Michelle Kung
April 02, 2004 AT 05:00 AM EST

Confessions of a Teenage Drama Queen Dyan Sheldon (Candlewick, $5.99) Watering down an already simplistic plot (girl moves to New Jersey; girl attends concert; girl one-ups rival in school play), director Sara Sugarman and screenwriter Gail Parent underestimate the tween audience’s intelligence. They substitute Sheldon’s snappy dialogue with garish animated sequences and PSA-style morality lessons (alcohol is bad!). The Last Word Although Lindsay Lohan rocks as Lola, Sheldon’s 1999 novel is way cooler and wittier.

Secret Window (from Four Past Midnight) Stephen King (Signet, $7.99) Besides tacking on a more enigmatic ending, writer-director David Koepp offers a faithful, if tepid, adaptation of King’s 1990 entry in his Writers Gone Mad oeuvre. Fleshing out a one-note character, Johnny Depp gives an especially tic-happy performance as Mort Rainey, a plagiarizing novelist being stalked by a crazed Amish hick. The Last Word Avoid King’s more predictable novella and take a peek at Depp’s typically stellar turn.
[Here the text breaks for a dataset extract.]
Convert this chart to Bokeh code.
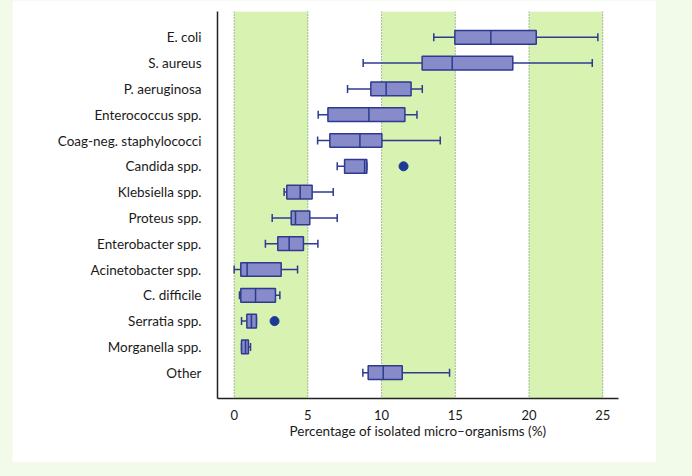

Taking Lives Michael Pye (Vintage, $13) Jarring and derivative, director D.J. Caruso and writer Jon Bokenkamp’s loose adaptation of Pye’s 1999 novel keeps only the central conceit of an identity-stealing murderer. The movie pulls its own identity theft, switching Pye’s villain. But the worst blunder? Adding Angelina Jolie as a stereotypically career-driven FBI agent. The Last Word Forget Caruso’s ”Gotcha!” scare tactics; Pye’s frank tone and realistic episodes of violence are far more chilling.